Con un movimiento de cabeza rápido y enérgico se colocó las gafas de nuevo en la punta de la gruesa nariz. Después, con unas pequeñas pinzas, le arrancó a la momia un solo cabello, lo cortó y lo depositó en un pequeño recipiente de cristal redondo. Hizo lo mismo con un trozo de venda y una muestra de piel que tomó de debajo del brazo. Cerró el frasco con su tapa, lo aseguró con una tira de cinta adhesiva y lo lacró a continuación.

– La semana próxima tendrá usted los primeros resultados del laboratorio.

Las pruebas de este tipo constituyen una rutina para un experto en momias. Con ayuda del examen de la piel, el pelo y el tejido el patólogo determinaría la antigüedad, el origen e incluso las enfermedades que sufrió en vida aquel ser embalsamado.
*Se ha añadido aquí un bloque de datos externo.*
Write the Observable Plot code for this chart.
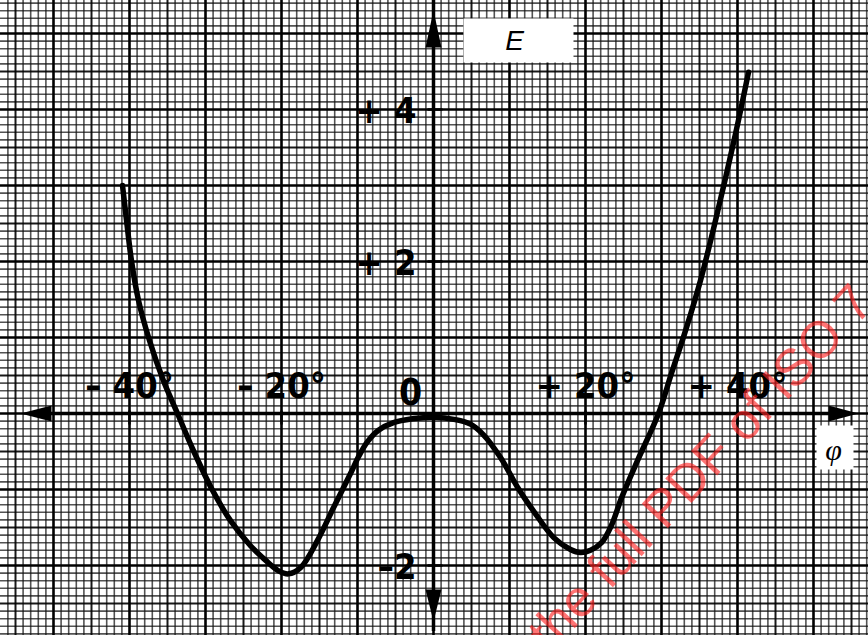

El-Hadid propuso que después de tener las primeras conclusiones de los análisis se sometiera a la momia a una observación por rayos X para luego decidir si debían realizarse nuevas pruebas y sobre todo para saber si era necesario quitarle las vendas, lo que podía aportar conocimientos muy importantes.

Terminado el trabajo, los mozos volvieron a colocar la momia en su ataúd de madera y el-Kadr clavó la tapa. Después, todos abandonaron el laboratorio y salieron al exterior por la oxidada escalera.

En el jardín del edificio los recibió el bullicio del tráfico y tuvieron la impresión de que acababan de regresar de otro mundo y otra época.

Los ayudantes se pudieron marchar y el-Kadr y el catedrático recorrieron juntos un trecho del camino polvoriento sumidos en sus propios pensamientos y poseídos de una extraña inquietud.

– Sé lo que piensa en estos momentos -comenzó el-Hadid-, creo que es lo mismo que tengo yo en mente. Se hace algo diez veces, veinte veces y, sin embargo, en cada ocasión se siente la misma sensación de que se está haciendo algo incorrecto, ¿no es así?

Ahmed el-Kadr se detuvo.

– Exactamente eso es lo que venía reflexionando. En estas situaciones siempre me siento un intruso, un profanador sacrilego.

– ¿No es un objetivo de la ciencia investigar el pasado de la humanidad? -El profesor sacó del bolsillo de su chaqueta el pequeño recipiente de cristal precintado, lo puso delante del rostro del arqueólogo y añadió-: ¡Créame, en este frasquito hay más conocimiento que en el cerebro de un filósofo!

El-Kadr alzó los hombros. Le costaba trabajo asimilar las ideas del patólogo, pero le tranquilizó observar que también él tenía escrúpulos. Andaron juntos un rato más hasta la elevada puerta de hierro del jardín. Allí sus caminos se separaron.